The housing market has been shaken by rampant inflation and rising interest rates with additional shocks caused by the previous government's economic decisions.
But despite doom and gloom forecasts of price crashes up to 20 per cent, Michael O'Brien does not believe the market is in anywhere near as much trouble as it was in 2008.
The managing director of Home of Mortgages tells FTAdviser in Focus why he believes the wheels will continue turning in the housing market, and what the new cost of borrowing will look like.
FTA: You have previously said the property market is not in as bad a position as it was in 2008. Why is that?
MO'B: In 2008 the property market was directly affected due to the inability of borrowers being able to access the mortgage market.
High loan-to-value mortgage products were not available and large section of specialist lenders disappeared completely.
New build properties were hit the worst with some lenders only lending a maximum of 75 per cent LTV on new build apartments.
This lead many developers stopping in their tracks as they were unable to sell their products once built.
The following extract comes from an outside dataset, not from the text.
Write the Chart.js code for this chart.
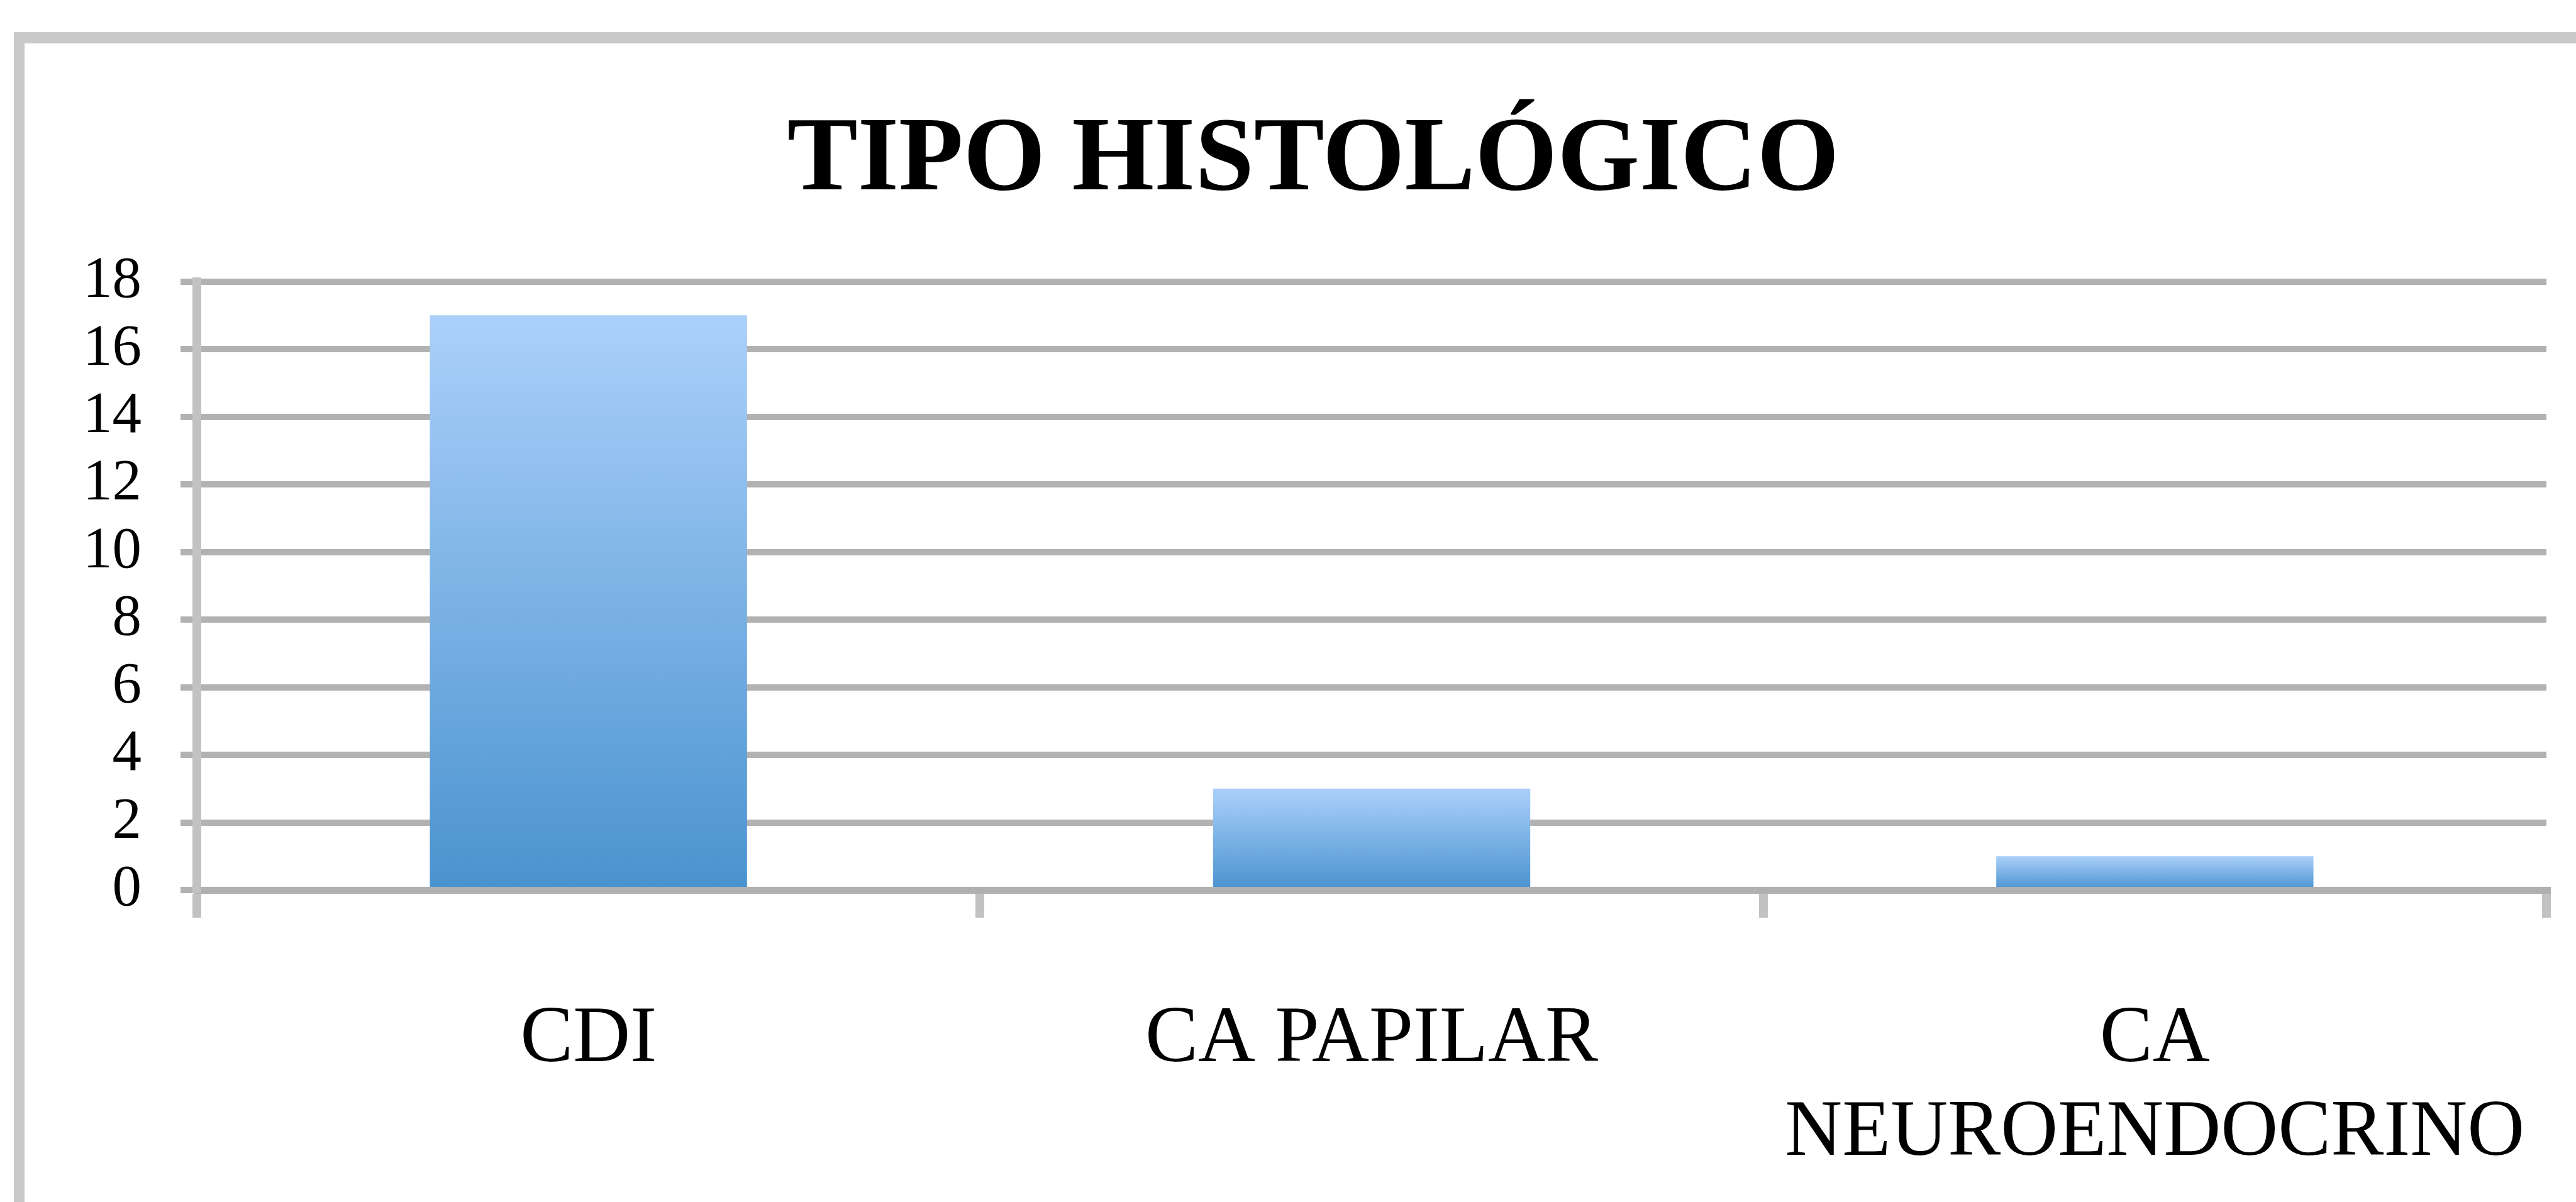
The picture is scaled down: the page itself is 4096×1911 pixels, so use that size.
<!DOCTYPE html>
<html>
<head>
<meta charset="utf-8">
<script src="https://cdn.jsdelivr.net/npm/chart.js@4.4.1/dist/chart.umd.min.js"></script>
<style>
    html, body { margin: 0; padding: 0; background: #fff; overflow: hidden; }
    #frame {
        position: absolute; left: 22px; top: 51px; width: 5000px; height: 3000px;
        border-top: 18px solid #c9c9c9; border-left: 17px solid #c9c9c9;
    }
    #wrap { position: absolute; left: 0; top: 0; width: 4096px; height: 1911px; }
</style>
</head>
<body>
<div id="frame"></div>
<div id="wrap"><canvas id="chartBar"></canvas></div>
<script>
const chartTitle = 'TIPO HISTOLÓGICO';
const categories = ['CDI', 'CA PAPILAR', ['CA', 'NEUROENDOCRINO']];
const counts = [17, 3, 1];
const yMin = 0, yMax = 18, yStep = 2;

const serif = '"Liberation Serif", "Times New Roman", serif';

// vertical gradient for each bar, from its own top down to zero
const barGradient = (ctx) => {
    const chart = ctx.chart;
    const y = chart.scales.y;
    if (!y || ctx.type !== 'data') return '#7fb3e8';
    const top = y.getPixelForValue(ctx.raw);
    const bottom = y.getPixelForValue(0);
    if (!isFinite(top) || !isFinite(bottom) || top === bottom) return '#7fb3e8';
    const g = chart.ctx.createLinearGradient(0, top, 0, bottom);
    g.addColorStop(0, '#abd0fa');
    g.addColorStop(1, '#4a93cf');
    return g;
};

new Chart(document.getElementById('chartBar').getContext('2d'), {
    type: 'bar',
    data: {
        labels: categories,
        datasets: [{
            data: counts,
            backgroundColor: barGradient,
            borderWidth: 0,
            barPercentage: 1,
            categoryPercentage: 0.405
        }]
    },
    options: {
        responsive: true, maintainAspectRatio: false,
        devicePixelRatio: 1,
        animation: false,
        events: [],
        layout: { padding: { left: 127, right: 47, top: 0, bottom: 0 } },
        plugins: {
            legend: { display: false },
            tooltip: { enabled: false },
            title: {
                display: true,
                text: chartTitle,
                color: '#000',
                font: { family: serif, size: 168, weight: 'bold', lineHeight: 1.2 },
                padding: { top: 157, bottom: 89 }
            }
        },
        scales: {
            x: {
                grid: {
                    display: true, drawOnChartArea: false, drawTicks: true,
                    tickLength: 44, color: '#c2c2c2', lineWidth: 14, offset: true
                },
                border: { display: true, color: '#b0b0b0', width: 11 },
                ticks: {
                    color: '#000', padding: 121, maxRotation: 0, autoSkip: false,
                    font: { family: serif, size: 126, lineHeight: 1.18 }
                },
                afterFit: (s) => {
                    s.height = 496;
                    // labels sit well inside their categories, no side padding needed
                    s.paddingLeft = 0;
                    s.paddingRight = 0;
                }
            },
            y: {
                min: yMin, max: yMax,
                ticks: {
                    stepSize: yStep, color: '#000', padding: 62, autoSkip: false,
                    font: { family: serif, size: 93 }
                },
                grid: { color: '#b2b2b2', lineWidth: 10, tickLength: 26, drawTicks: true },
                border: { display: true, color: '#c2c2c2', width: 14 },
                afterFit: (s) => { s.width = 186; }
            }
        }
    }
});
</script>
</body>
</html>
None of these factors are evident in this market.
Borrowing has become more expensive, but lenders still have an appetite, greater financial stability and the desire for homeownership continues to be unwavering.
FTA: What's your outlook on the market if we head into a prolonged recession next year?
MO'B: House prices to fall back to 2021 levels, which in some areas of the country will mean up to 10 per cent falls and in others a smaller decrease.
Should unemployment rise significantly, we may see a slightly higher fall but perhaps only to where we were pre-pandemic. My prediction is all based on supply and demand as lenders will still facilitate a market.
FTA: Do you think the government's stamp duty cuts are enough to keep the market going?
MO'B: The stamp duty cuts are welcomed but not nearly significant enough to effect action. Buyers that have the ability to buy would have purchased with or without the reduction in stamp duty.
The market will keep going once we borrowers have acclimatised to the new cost of borrowing being circa 5 per cent.
FTA: Some believe prices could crash up to 20 per cent over the next two years. What's your view on that?
MO'B: The lack of supply will stop house prices fall so steeply in my view. Despite the increased cost of borrowing over the past two months and daily reports of a house prices crash, agents are still selling houses daily.
Due to the unfair tax rules regarding mortgage interest for landlords, I can see an increase in landlords looking to offload some of their portfolio – a decision likely to be considered as they consult their mortgage adviser on the cost of their next fixed rate mortgage deal.